Assume that there exists a permutation $\pi$ which can be written as a product of disjoint cycles in two ways. So, there are two collections, each consisting of disjoint cycles, $C=\left\{c_1,c_2,\dots,c_n\right\}$ and $S=\left\{s_1,s_2,\dots,s_m\right\}$ such that $C\ne S$ and $\pi=\prod_{i=1}^{n}c_i=\prod_{i=1}^{m}s_i$.

$C\ne S\Rightarrow C\not\subseteq S~\mbox{or}~S\not\subseteq C$. Without loss of generality, assume that $C\not\subseteq S$. Thus, $(\exists~\mbox{cycle}~c_i \in C)(\forall~\mbox{cycles}~s_k\in S) c_i\ne s_k$.

Let $a_q$ be some element in cycle $c_i$. Since $a_q\in c_i$ and the cycles in $C$ are disjoint, $a_q$ is permuted by $\pi$. Therefore, $\exists~\mbox{cycle}~s_l\in S$ such that $a_q\in s_l$.

The cycles $c_i$ and $s_l$ are disjoint from the rest of cycles in $C$ and $S$, respectively. Thus, $c_i(a_q)=s_l(a_q)=\pi(a_q)$.

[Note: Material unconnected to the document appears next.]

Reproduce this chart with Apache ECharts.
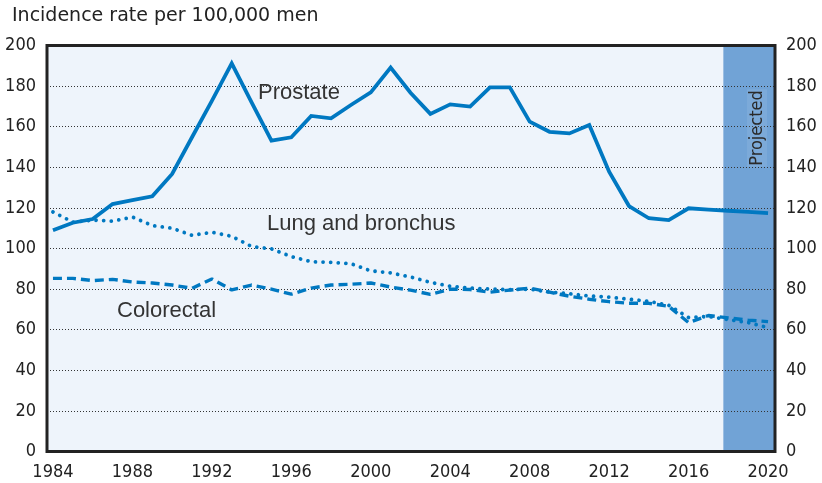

Since $c_i\ne s_l$, there exists an element $a_p$ that breaks the equality arising from the successive implementation of permutation $\pi$ in each of the two cycles $c_i$ and $s_l$ starting from $a_q$. Thereby, there exists an element $a_p$ in $c_i$ and in $s_l$ with $c_i(a_p)\ne s_l(a_p)$. This is a contradiction, since the permutation $\pi$ is a function, so $a_p$ should be mapped to a unique element $\pi(a_p)$.